If there is a survey on teams making the maximum impact in the Indian Premier League, the answer would invariably keep Rajasthan Royals on top. The franchise, which won the first edition of the tournament in 2008, has also been considered one of the major talent pools of Indian cricket.
But, caught in the spot-fixing controversy, Royals was out of fray for a couple of years. And as it makes a comeback to the IPL, the focus is back on the franchise again.
In a first-ever interview with the Indian media post the franchise’s return, Rajasthan Royals’ principal owner Manoj Badale makes it clear that the franchise is all set to bring about a few changes.
Speaking to Sportstar from London, Badale promises an exciting season for the fans. However, the suspense remains over whether the franchise would stick to its previous home base Jaipur or shift to Ahmedabad or Pune.
With the decks cleared for Rajasthan Royals, has the preparation for a comeback in the IPL already begun?
Yes, now that we are in communication with the BCCI. The preparations have begun.
As the franchise gears up for a return, what are the areas that you all are working on?
There are plenty of areas to work on. All stakeholders in the IPL need to remind themselves that we exist because of, and for, the fans. There are still great opportunities to improve the fan experience, both within stadia, and outside of match time. We have been thinking hard about that. Owners are simply shareholders and we are keen to develop greater separation between the shareholders and the professional management of the team — something we pioneered in the early years, but an area in which we need to develop further.
After the fans, the next most important stakeholders are the players and while we have always been a very popular franchise to play for, we can innovate further. Our origins as a franchise pre-date the IPL with our TV show — Cricket Star — which unearthed some great talent and we still have much to do in India to promote participation and include talent from all parts of the country, especially rural areas. We will be restarting this activity soon. Also, we need to renew some of our commercial partnerships and identify brand partners, who have a similarly long-term perspective on building deep fan loyalty. As you can see, there is much to do. There are many examples of successful returns to a league — Juventus being a topical one!
Though it remained a consistent performing side, Rajasthan Royals lost out on the credibility factor during the spot-fixing controversy. Now when it comes back, don’t you think it will require a lot of image building as well?
There is no question that we have been a franchise which has attracted more than its fair share of controversy. That said, people forget that most of the controversy has not been created by the franchise, and it is the franchise that has had to bear the consequences. Within cricketing circles and within the IPL, our reputation and image remain excellent. Ultimately, we will be judged by the facts and our actions.

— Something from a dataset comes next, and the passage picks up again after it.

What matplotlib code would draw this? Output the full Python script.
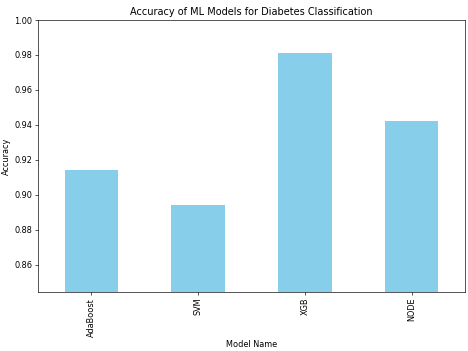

Interacting with scribes a few years back, you had stated that the franchise had unplanned expenses on legal issues, which often affected the coffers. When a new-look Rajasthan Royals returns, how would you like to change that?
Yes, of course (we would like to change that).
Do we see the old players and support staff — Rahul Dravid, Paddy Upton, John Gloster — returning to the side next season?
The return of players is outside of our control, as we will be subject to the rules of the player auction. It is too early to discuss support staff and it would be inappropriate to do so, given that many are currently performing with other franchises.
What about the home venue? Rajasthan Royals has been out of Jaipur for a while and things don’t look rosy there either. In that case, will the franchise settle for a new venue, may be in Ahmedabad or Pune?
We have always made it clear that Jaipur is our home ground, but equally we have had to play almost as many ‘home’ games at other venues. Ahmedabad is a great venue, with a knowledgeable and passionate fan base. Having been out for two years, we are simply keen to play — irrespective of the venue.
But if it moves to a different city, won’t the brand value be affected?
Playing at multiple home venues is something we have done in almost every season, so we consider it as an opportunity for brand development, rather than a negative.
Next season, it could be an open auction again. Would that help Royals?
It is imperative that the next iteration of the IPL creates a level playing field for all teams, otherwise the very credibility of the tournament is affected. We simply hope to be treated exactly the same way as every other team.
In the next season, what would Royals’ approach be?
While I continue to be the principal owner, I suspect our approach will be similar to the past. We have always sought to recruit the best leadership, whether that be off the field, or on the field. We have always tried to innovate on and off the field — within and outside of India.
And we have always sought to identify and nurture new talent. If you look at the list of young Indian talents in the current tournament, many were introduced by the Royals — Jadeja, Samson, Nair, Hooda, Sran — to name just a few! It would also be nice to bring back the ever youthful Pravin Tambe!
Will there be new people involved in the management or how does it work for the new-look Royals?
New people will mean new ideas and fresh thinking and this has to be embraced as a positive. No one has a monopoly on innovation!